The Black Caps booked a spot in the final where they will face India.
The former, current and future captains of the Black Caps have combined to carry their side back to the brink of glory.
New Zealand booked a date with India in the Champions Trophy final on Sunday night, outwitting and outclassing South Africa by 50 runs in this morning’s semifinal in Lahore.
After Rachin Ravindra and Kane Williamson hit hundreds with an elegant ease that belied the stakes, skipper Mitchell Santner curtailed what had been a promising chase by snaring 3-13 in one four-over stint.
Ravindra (108 off 101) and Williamson (102 off 94) helped the Black Caps rack up 362-6 after winning the toss, combining in a 164-run stand that functioned as the passing of a baton from the best of one era to the next.
It was Ravindra’s fifth ODI hundred and fifth in major events on the subcontinent, following the 25-year-old’s ton against Bangladesh earlier in this tournament and the three he collected at the 2023 World Cup in India.
And it was Williamson’s third straight ODI century against South Africa, a streak coming albeit across a stretch of six years that reflected the scarcity of 50-over cricket now on the 34-year-old’s calendar.
The pair departed with work still to be done, but Daryl Mitchell (49 off 37) and Glenn Phillips (49no off 27) plundered 110 from the final 10 overs, finishing off a perfectly paced innings in record style.
The last time they contested a semifinal at a major event – the 2023 World Cup in India – New Zealand allowed the hosts to compile 397-4, the highest score any side have registered in an ICC knockout game.
Eighteen months later, the Black Caps’ 362 represented the third-best total on that chart, along with their highest ODI innings against South Africa and the highest by any team in Champions Trophy history.
Rachin Ravindra is congratulated by Kane Williamson after reaching his century. Photo / Getty Images
But the mark they surpassed also provided a warning – the previous record was set only two weeks ago, when Australia cruised to 356-5 while overhauling England on this same ground.
The Proteas’ target today, in other words, was formidable but within their reach, a power-packed batting order eminently capable of finding the rope in favourable conditions. And so it proved as Temba Bavuma and Rassie van der Dussen maintained the requisite tempo through the first 20 overs, a 105-run second-wicket stand blunting the Black Caps’ three-prong seam attack.
The 20 overs through the middle – and specifically the combined allotment of Santner and Michael Bracewell – loomed as a crucial period in the match. South Africa would surely be content to merely survive the twin spinners; New Zealand wanted wickets.

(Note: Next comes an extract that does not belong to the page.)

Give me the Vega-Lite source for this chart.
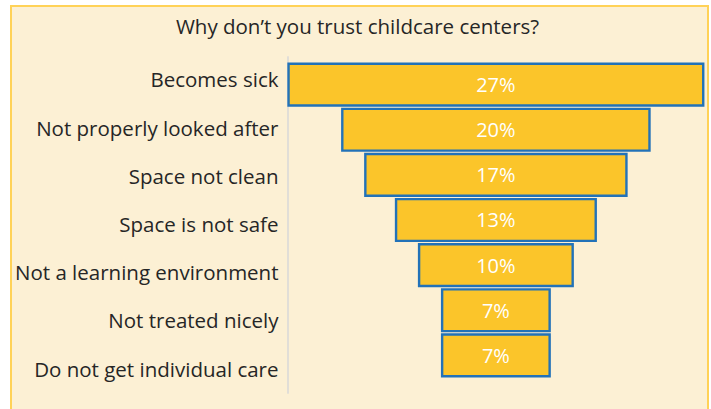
{
  "$schema": "https://vega.github.io/schema/vega-lite/v6.json",
  "width": 697,
  "height": 406,
  "autosize": {"type": "none"},
  "padding": {"left": 11, "top": 6, "right": 3, "bottom": 0},
  "background": "#ffffff",
  "config": {
    "view": {"fill": "#FCF0D4", "stroke": "#FFD257", "strokeWidth": 2},
    "font": "Open Sans"
  },
  "title": {
    "text": "Why don’t you trust childcare centers?",
    "anchor": "middle",
    "orient": "top",
    "offset": -27,
    "dy": 21,
    "baseline": "alphabetic",
    "fontSize": 20.5,
    "fontWeight": "normal",
    "color": "#262626",
    "font": "Open Sans",
    "dx": -2
  },
  "data": {
    "values": [
      {"reason": "Becomes sick", "pct": 0.27},
      {"reason": "Not properly looked after", "pct": 0.20},
      {"reason": "Space not clean", "pct": 0.17},
      {"reason": "Space is not safe", "pct": 0.13},
      {"reason": "Not a learning environment", "pct": 0.10},
      {"reason": "Not treated nicely", "pct": 0.07},
      {"reason": "Do not get individual care", "pct": 0.07}
    ]
  },
  "resolve": {"scale": {"y": "independent"}},
  "layer": [
    {
      "mark": {"type": "bar", "fill": "#FBC52A", "stroke": "#2272B8", "strokeWidth": 2.4},
      "encoding": {
        "y": {
          "field": "reason", "type": "nominal", "sort": null,
          "scale": {"type": "band", "range": [49.7, 387.3], "paddingInner": 0.075, "paddingOuter": 0.277, "align": 0.32},
          "axis": null
        },
        "x": {
          "field": "pct", "type": "quantitative", "stack": "center",
          "scale": {"domain": [-0.1807, 0.2731], "nice": false, "zero": false},
          "axis": null
        }
      }
    },
    {
      "mark": {"type": "text", "color": "#ffffff", "fontSize": 20, "dy": 1.5, "font": "Open Sans"},
      "encoding": {
        "y": {
          "field": "reason", "type": "nominal", "sort": null,
          "scale": {"type": "band", "range": [49.7, 387.3], "paddingInner": 0.075, "paddingOuter": 0.277, "align": 0.32},
          "axis": null
        },
        "x": {"datum": 0.135},
        "text": {"field": "pct", "type": "quantitative", "format": ".0%"}
      }
    },
    {
      "mark": {"type": "point", "opacity": 0},
      "encoding": {
        "y": {
          "field": "reason", "type": "nominal", "sort": null,
          "scale": {"type": "band", "range": [49.7, 387.3], "paddingInner": 0, "paddingOuter": 0},
          "axis": {
            "orient": "left", "offset": -276.5, "title": null, "ticks": false,
            "labelPadding": 9.5, "labelFontSize": 20.5, "labelColor": "#262626",
            "domainColor": "#D9D9D9", "domainWidth": 1.5, "labelFont": "Open Sans",
            "labelLimit": 0, "labelOffset": 1.5
          }
        },
        "x": {"datum": 0}
      }
    }
  ]
}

In the space of 22 unerringly accurate deliveries, Santner collected three.
Mitchell Santner celebrates dismissing Temba Bavuma of South Africa during the ICC Champions Trophy 2025 semifinal in Lahore. Photo / Getty Images
First, the skipper’s flight deceived his counterpart Bavuma, skewing a catch to Williamson at backward point. Two overs later, both set batters were gone as van der Dussen fell to Santner’s best ball of the match, angling across the right-hander before straightening to strike middle.

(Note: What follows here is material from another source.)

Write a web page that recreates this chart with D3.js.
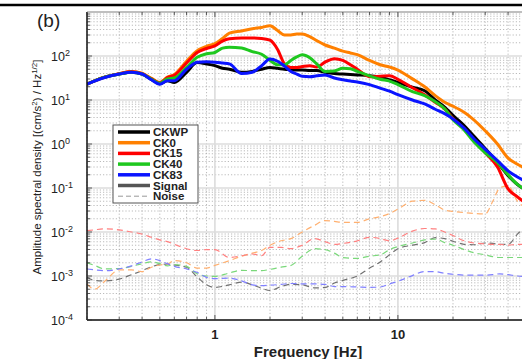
<!DOCTYPE html>
<html>
<head>
<meta charset="utf-8">
<script src="https://cdn.jsdelivr.net/npm/d3@7/dist/d3.min.js"></script>
<style>
  body { margin: 0; background: #fff; }
  svg { display: block; font-family: "Liberation Sans", Arial, sans-serif; }
  .legend text { font-weight: bold; font-size: 11.5px; }
</style>
</head>
<body>
<div id="chart"></div>
<script>
// frequency grid for the station spectra (Hz)
var sigFreq = [0.2, 0.25, 0.3, 0.35, 0.4, 0.45, 0.5, 0.55, 0.6, 0.7, 0.8, 0.9, 1.0, 1.1, 1.2, 1.4, 1.6, 1.8,
  2.0, 2.2, 2.4, 2.6, 2.8, 3.0, 3.3, 3.6, 4.0, 4.5, 5.0, 5.5, 6.0, 7.0, 8.0, 9.0, 10, 12, 14, 16, 18, 20,
  23, 26, 30, 35, 40, 45, 50];

// log10 of amplitude spectral density
var ckwp = [1.36, 1.52, 1.59, 1.63, 1.59, 1.47, 1.37, 1.44, 1.40, 1.63, 1.85, 1.82, 1.78, 1.72, 1.70, 1.63, 1.65, 1.70,
  1.74, 1.72, 1.70, 1.69, 1.68, 1.68, 1.67, 1.67, 1.63, 1.60, 1.59, 1.58, 1.57, 1.55, 1.52, 1.46, 1.40, 1.29, 1.21, 1.00, 0.84, 0.65,
  0.42, 0.18, -0.10, -0.42, -0.72, -0.92, -1.05];
var ck0 = [1.36, 1.52, 1.60, 1.65, 1.61, 1.49, 1.40, 1.52, 1.58, 1.88, 2.12, 2.22, 2.28, 2.40, 2.52, 2.57, 2.62, 2.65,
  2.69, 2.58, 2.48, 2.48, 2.50, 2.50, 2.44, 2.35, 2.25, 2.18, 2.11, 2.07, 2.03, 1.90, 1.80, 1.75, 1.68, 1.48, 1.30, 1.10, 0.95, 0.86,
  0.72, 0.55, 0.30, 0.00, -0.32, -0.46, -0.56];
var ck15 = [1.36, 1.52, 1.60, 1.64, 1.60, 1.48, 1.39, 1.51, 1.56, 1.84, 2.08, 2.17, 2.23, 2.34, 2.39, 2.41, 2.41, 2.40,
  2.36, 2.15, 1.82, 1.74, 1.74, 1.76, 1.78, 1.75, 1.86, 1.94, 1.90, 1.80, 1.70, 1.53, 1.54, 1.55, 1.47, 1.28, 1.12, 0.95, 0.80, 0.58,
  0.35, 0.09, -0.20, -0.52, -1.02, -1.20, -1.35];
var ck40 = [1.36, 1.52, 1.59, 1.63, 1.59, 1.47, 1.38, 1.48, 1.50, 1.74, 1.97, 2.05, 2.08, 2.18, 2.20, 2.18, 2.10, 2.04,
  1.90, 1.80, 1.80, 1.90, 1.98, 2.03, 1.96, 1.82, 1.65, 1.66, 1.72, 1.71, 1.65, 1.55, 1.47, 1.43, 1.35, 1.19, 1.10, 0.96, 0.80, 0.55,
  0.32, 0.05, -0.20, -0.42, -0.70, -0.92, -1.05];
var ck83 = [1.36, 1.51, 1.59, 1.63, 1.59, 1.46, 1.36, 1.44, 1.44, 1.70, 1.86, 1.87, 1.86, 1.84, 1.82, 1.60, 1.63, 1.78,
  1.93, 1.88, 1.77, 1.65, 1.59, 1.54, 1.53, 1.55, 1.57, 1.50, 1.46, 1.43, 1.41, 1.35, 1.27, 1.20, 1.12, 1.00, 0.91, 0.79, 0.69, 0.57,
  0.36, 0.12, -0.12, -0.38, -0.61, -0.75, -0.85];

// frequency grid for the noise spectra (Hz)
var noiseFreq = [0.2, 0.22, 0.25, 0.3, 0.35, 0.4, 0.45, 0.5, 0.55, 0.6, 0.7, 0.8, 0.9, 1.0, 1.2, 1.4, 1.6, 1.8, 2.0,
  2.3, 2.6, 3.0, 3.5, 4, 4.5, 5, 6, 7, 8, 9, 10, 12, 14, 16, 18, 20, 23, 26, 30, 33, 36, 40, 45, 50];

var ckwpNoise = [-3.03, -3.10, -3.11, -3.07, -2.97, -2.88, -2.79, -2.74, -2.73, -2.75, -2.80, -3.02, -3.20, -3.26, -3.20,
  -3.14, -3.20, -3.28, -3.33, -3.24, -3.19, -3.20, -3.27, -3.26, -3.16, -3.10, -3.00, -2.82, -2.68, -2.52, -2.38, -2.30,
  -2.24, -2.13, -2.15, -2.21, -2.28, -2.29, -2.25, -2.26, -2.28, -2.28, -2.05, -1.85];
var ck0Noise = [-3.18, -3.30, -3.12, -2.86, -2.86, -2.90, -2.80, -2.75, -2.73, -2.65, -2.70, -2.82, -2.82, -2.76, -2.65,
  -2.55, -2.48, -2.42, -2.30, -2.20, -2.15, -2.00, -1.85, -1.74, -1.76, -1.78, -1.78, -1.70, -1.65, -1.58, -1.48, -1.30,
  -1.28, -1.38, -1.50, -1.53, -1.56, -1.58, -1.59, -1.30, -1.00, -0.95, -1.30, -1.45];
var ck15Noise = [-1.97, -1.95, -1.93, -1.95, -2.00, -2.05, -2.12, -2.18, -2.22, -2.28, -2.38, -2.42, -2.40, -2.40, -2.58,
  -2.54, -2.50, -2.54, -2.35, -2.35, -2.38, -2.30, -2.15, -2.22, -2.28, -2.26, -2.20, -2.12, -2.15, -2.20, -2.14, -1.98,
  -1.92, -1.93, -2.00, -2.08, -2.20, -2.25, -2.27, -2.28, -2.28, -2.30, -2.28, -2.28];
var ck40Noise = [-2.70, -2.76, -2.84, -2.83, -2.78, -2.72, -2.68, -2.72, -2.77, -2.74, -2.78, -2.95, -3.00, -3.01, -2.93,
  -2.87, -2.88, -2.88, -2.85, -2.80, -2.76, -2.55, -2.38, -2.40, -2.48, -2.58, -2.60, -2.55, -2.52, -2.40, -2.33, -2.25,
  -2.18, -2.16, -2.24, -2.30, -2.40, -2.47, -2.52, -2.56, -2.58, -2.58, -2.58, -2.58];
var ck83Noise = [-2.84, -2.86, -2.88, -2.84, -2.77, -2.68, -2.61, -2.65, -2.72, -2.78, -2.84, -2.92, -3.03, -3.06, -3.05,
  -3.11, -3.20, -3.22, -3.21, -3.19, -3.17, -3.18, -3.18, -3.19, -3.24, -3.24, -3.25, -3.26, -3.25, -3.18, -3.12, -2.99,
  -2.90, -2.90, -2.94, -2.96, -2.98, -2.98, -2.98, -2.97, -2.95, -2.97, -3.00, -3.01];

var stations = ["CKWP", "CK0", "CK15", "CK40", "CK83"];
var sigColors = ["#000000", "#ff8000", "#ff0000", "#1ec81e", "#0a14ff"];
var noiseColors = ["#707070", "#ffb070", "#ff8080", "#7ad87a", "#8080ff"];
var yTickExp = [-4, -3, -2, -1, 0, 1, 2];
var xTickVals = [1, 10];

var WIDTH = 522, HEIGHT = 359;
var MARGINS = { top: 12, bottom: 320, left: 87 };

var svg = d3.select("#chart").append("svg")
    .attr("width", WIDTH).attr("height", HEIGHT);

var xScale = d3.scaleLog().domain([0.2, 100]).range([MARGINS.left, MARGINS.left + 183 * Math.log10(500)]);
var yScale = d3.scaleLog().domain([1e-4, 1e3]).range([MARGINS.bottom, MARGINS.top]);
var xRight = WIDTH + 5;

// figure border line at the very top
svg.append("line").attr("x1", 0).attr("x2", WIDTH).attr("y1", 5).attr("y2", 5)
    .attr("stroke", "#000").attr("stroke-width", 2.5);

var grid = svg.append("g").attr("class", "grid");

// minor grid (dotted)
var xMinor = [];
[0.1, 1, 10].forEach(function(dec) {
  for (var k = 2; k <= 9; k++) {
    var v = dec * k;
    if (v >= 0.2 && v <= 100) xMinor.push(v);
  }
});
var yMinor = [];
for (var e = -4; e < 3; e++) {
  for (var k = 2; k <= 9; k++) yMinor.push(k * Math.pow(10, e));
}

grid.selectAll(".xminor").data(xMinor).enter().append("line")
    .attr("x1", function(d) { return xScale(d); }).attr("x2", function(d) { return xScale(d); })
    .attr("y1", MARGINS.top).attr("y2", MARGINS.bottom)
    .attr("stroke", "#aaa").attr("stroke-width", 0.8).attr("stroke-dasharray", "1.2,2");
grid.selectAll(".yminor").data(yMinor).enter().append("line")
    .attr("y1", function(d) { return yScale(d); }).attr("y2", function(d) { return yScale(d); })
    .attr("x1", MARGINS.left).attr("x2", xRight)
    .attr("stroke", "#aaa").attr("stroke-width", 0.8).attr("stroke-dasharray", "1.2,2");

// major grid (solid light)
grid.selectAll(".xmajor").data(xTickVals).enter().append("line")
    .attr("x1", function(d) { return xScale(d); }).attr("x2", function(d) { return xScale(d); })
    .attr("y1", MARGINS.top).attr("y2", MARGINS.bottom)
    .attr("stroke", "#dcdcdc").attr("stroke-width", 1.6);
grid.selectAll(".ymajor").data(yTickExp.concat([3])).enter().append("line")
    .attr("y1", function(d) { return yScale(Math.pow(10, d)); }).attr("y2", function(d) { return yScale(Math.pow(10, d)); })
    .attr("x1", MARGINS.left).attr("x2", xRight)
    .attr("stroke", "#dcdcdc").attr("stroke-width", 1.6);

// clip for curves
svg.append("defs").append("clipPath").attr("id", "clip").append("rect")
    .attr("x", MARGINS.left).attr("y", MARGINS.top)
    .attr("width", xRight - MARGINS.left).attr("height", MARGINS.bottom - MARGINS.top);

var chartBody = svg.append("g").attr("clip-path", "url(#clip)");

function makeLine(freqs) {
  return d3.line()
      .curve(d3.curveMonotoneX)
      .x(function(d, i) { return xScale(freqs[i]); })
      .y(function(d) { return yScale(Math.pow(10, d)); });
}

var noiseSeries = [ckwpNoise, ck0Noise, ck15Noise, ck40Noise, ck83Noise];
var sigSeries = [ckwp, ck0, ck15, ck40, ck83];

noiseSeries.forEach(function(s, i) {
  chartBody.append("path").attr("d", makeLine(noiseFreq)(s))
      .attr("fill", "none").attr("stroke", noiseColors[i])
      .attr("stroke-width", 1.2).attr("stroke-dasharray", "6,4");
});
sigSeries.forEach(function(s, i) {
  chartBody.append("path").attr("d", makeLine(sigFreq)(s))
      .attr("fill", "none").attr("stroke", sigColors[i])
      .attr("stroke-width", 3).attr("stroke-linejoin", "round");
});

// axes frame
svg.append("line").attr("x1", MARGINS.left).attr("x2", MARGINS.left)
    .attr("y1", MARGINS.top).attr("y2", MARGINS.bottom).attr("stroke", "#111").attr("stroke-width", 1.5);
svg.append("line").attr("x1", MARGINS.left).attr("x2", xRight)
    .attr("y1", MARGINS.bottom).attr("y2", MARGINS.bottom).attr("stroke", "#111").attr("stroke-width", 1.5);
svg.append("line").attr("x1", MARGINS.left).attr("x2", xRight)
    .attr("y1", MARGINS.top).attr("y2", MARGINS.top).attr("stroke", "#999").attr("stroke-width", 1);

// inner ticks
var ticks = svg.append("g").attr("stroke", "#333").attr("stroke-width", 0.8);
xMinor.concat(xTickVals).forEach(function(v) {
  var len = xTickVals.indexOf(v) >= 0 ? 5 : 3;
  ticks.append("line").attr("x1", xScale(v)).attr("x2", xScale(v))
      .attr("y1", MARGINS.bottom).attr("y2", MARGINS.bottom - len);
  ticks.append("line").attr("x1", xScale(v)).attr("x2", xScale(v))
      .attr("y1", MARGINS.top).attr("y2", MARGINS.top + len);
});
yMinor.concat(yTickExp.map(function(e) { return Math.pow(10, e); })).forEach(function(v) {
  var len = (Math.log10(v) % 1 === 0) ? 5 : 3;
  ticks.append("line").attr("y1", yScale(v)).attr("y2", yScale(v))
      .attr("x1", MARGINS.left).attr("x2", MARGINS.left + len);
});

// y tick labels 10^n (left aligned, as in the figure)
var yLab = svg.append("g").selectAll("text").data(yTickExp).enter().append("text")
    .attr("x", 51).attr("y", function(d) { return yScale(Math.pow(10, d)) + 5; })
    .attr("text-anchor", "start").attr("font-size", 12.5).attr("fill", "#222");
yLab.append("tspan").text("10");
yLab.append("tspan").attr("dy", -5).attr("font-size", 9).text(function(d) { return d < 0 ? "-" + (-d) : d; });

// x tick labels
svg.append("g").selectAll("text").data(xTickVals).enter().append("text")
    .attr("x", function(d) { return xScale(d); }).attr("y", 339)
    .attr("text-anchor", "middle").attr("font-size", 13).attr("font-weight", "bold").attr("fill", "#222")
    .text(function(d) { return d; });

// axis titles
svg.append("text").attr("x", 308).attr("y", 357).attr("text-anchor", "middle")
    .attr("font-size", 15).attr("font-weight", "bold").attr("fill", "#222").text("Frequency [Hz]");

var yt = svg.append("text").attr("transform", "translate(41,167) rotate(-90)")
    .attr("text-anchor", "middle").attr("font-size", 11.5).attr("fill", "#222");
yt.append("tspan").text("Amplitude spectral density [(cm/s");
yt.append("tspan").attr("dy", -4).attr("font-size", 8).text("2");
yt.append("tspan").attr("dy", 4).text(") / Hz");
yt.append("tspan").attr("dy", -4).attr("font-size", 8).text("1/2");
yt.append("tspan").attr("dy", 4).text("]");

svg.append("text").attr("x", 37).attr("y", 27).attr("font-size", 19).attr("fill", "#222").text("(b)");

// legend
var legend = svg.append("g").attr("class", "legend");
legend.append("rect").attr("x", 113).attr("y", 125).attr("width", 85).attr("height", 78)
    .attr("fill", "#fff").attr("stroke", "#555").attr("stroke-width", 1);
var legItems = stations.map(function(s, i) {
  return { label: s, color: sigColors[i], width: 3.5, dash: null };
});
legItems.push({ label: "Signal", color: "#555", width: 3.5, dash: null });
legItems.push({ label: "Noise", color: "#999", width: 1, dash: "5,3" });
legItems.forEach(function(d, i) {
  var y = 132 + i * 10.7;
  legend.append("line").attr("x1", 118).attr("x2", 150).attr("y1", y).attr("y2", y)
      .attr("stroke", d.color).attr("stroke-width", d.width)
      .attr("stroke-dasharray", d.dash);
  legend.append("text").attr("x", 153).attr("y", y + 4).attr("fill", "#222").text(d.label);
});
</script>
</body>
</html>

Finally, one of the Proteas’ fearsome closers was forced to trudge off soon after arriving, Heinrich Klaasen mis-timing his attempt to muscle Santner to the fence.
Not everything was going the Black Caps’ way – Matt Henry followed Klaasen off the field after injuring his shoulder while taking the catch – but they were one more dismissal from feeling relatively secure about their ticket to the final.
It came from an appropriate source as Ravindra completed a return catch off the bat of Aiden Markram, before Phillips chimed in with a couple to leave the Proteas in the familiar position of faltering in a semifinal.
With the two all-round options complementing Santner and Bracewell, New Zealand will now head to Dubai with a full arsenal for Sunday’s final, though Henry (5-42) was the only effective bowler as India claimed a dead-rubber group game on Sunday.
The veteran pacer returned late to the bowling crease and his fitness will be essential as the Black Caps hunt their first major limited-overs trophy in 25 years. With leaders spanning generations and stepping up at pivotal moments, there’s no time like the present.